HARTFORD, Conn. – Tomorrow is Veterans Day, and in Connecticut there is reason to celebrate progress in the struggles many veterans have faced since leaving the armed forces.

A few years ago, 10 percent of the adult homeless population in Connecticut was made up of veterans. Lisa Tepper Bates, executive director of the Connecticut Coalition to End Homelessness, says that has changed dramatically.

"Not only did we manage to end the homelessness of all chronically homeless veterans," she says, "we are on track as a state to end all veteran homelessness in the very near future, hopefully by the end of this year."

Connecticut was the first state in the country to eliminate chronic homelessness for veterans. Bates credits service providers for taking an individual approach to each person's situation.

According to Bates, homeless adults are often given shelter, but then left on their own to deal with the root causes of their homelessness.
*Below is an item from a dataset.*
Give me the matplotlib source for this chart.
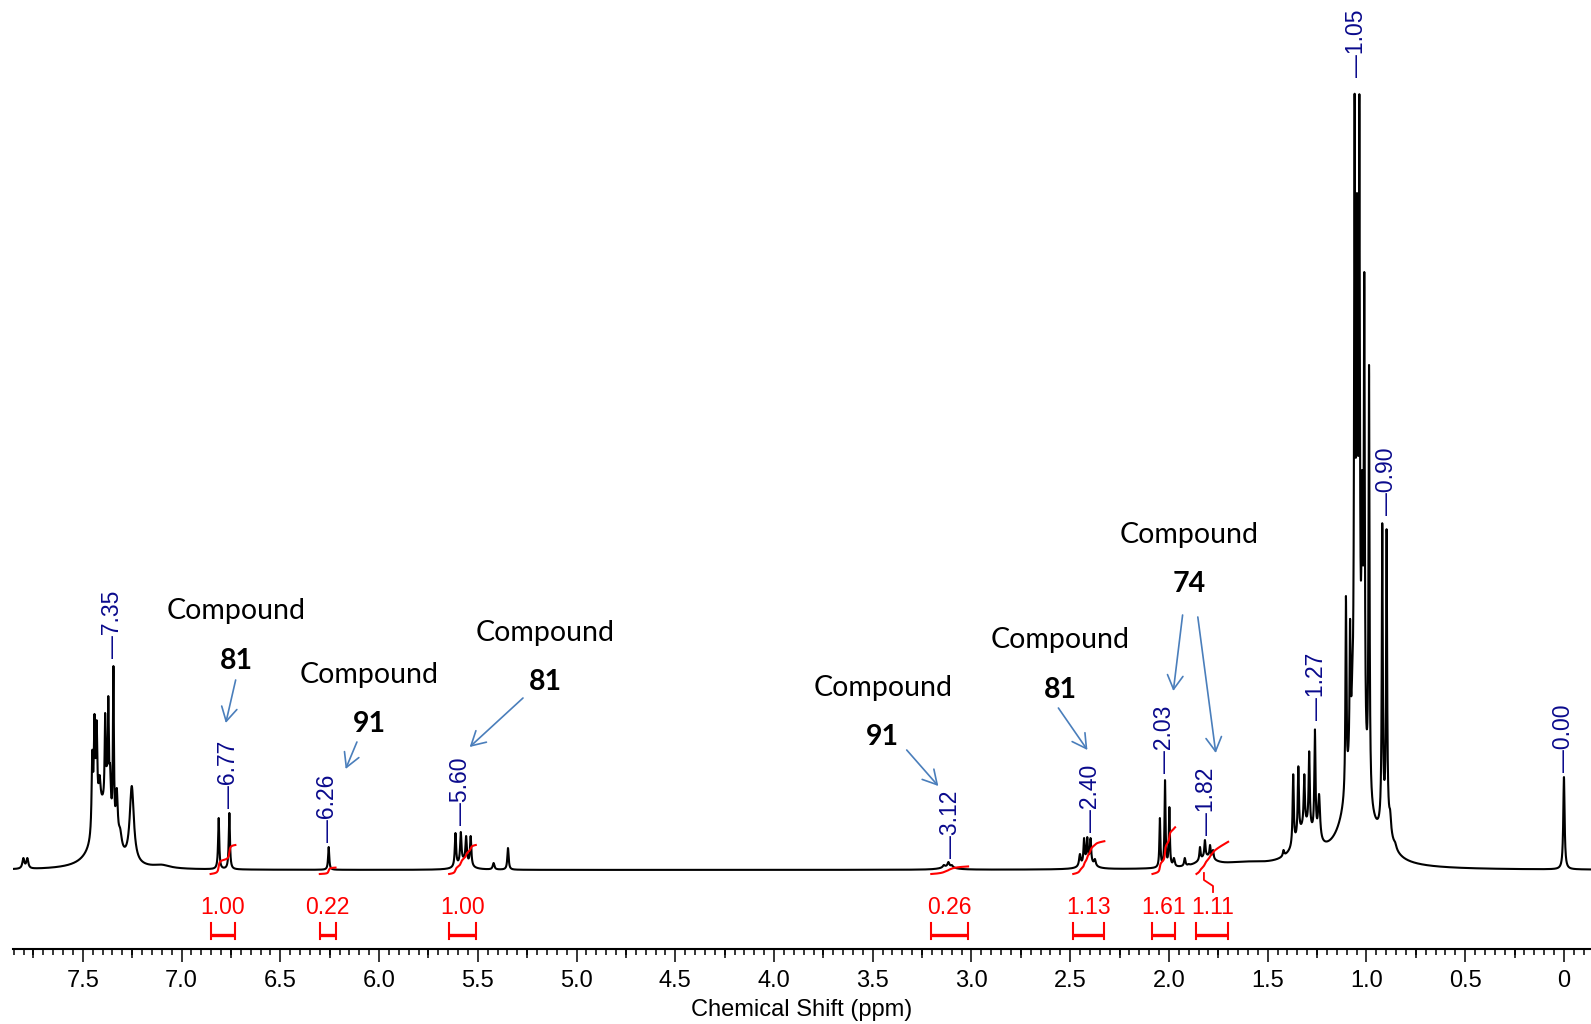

That approach had to change in order for the state to make progress.

"All of the providers have pulled together to understand, by person, by name, the situation of each one of those veterans, and an understanding of what each one needs," she says.

Connecticut is one of only four states accepted into the national Zero: 2016 campaign to end all veteran homeless by the end of next year.

The state is also making significant progress toward ending homelessness altogether. Last February, the annual count of homeless in Connecticut identified 4,038 homeless individuals on a single day. According to Bates, that's the lowest number since the count began in 2007.

"That count reflected a drop of over 30 percent in unsheltered homelessness since the last unsheltered count," she says. "It also reflects a drop in sheltered homelessness by about four percent."

Bates says there's still a lot of work to do, but the state is headed in the right direction to end homelessness for all.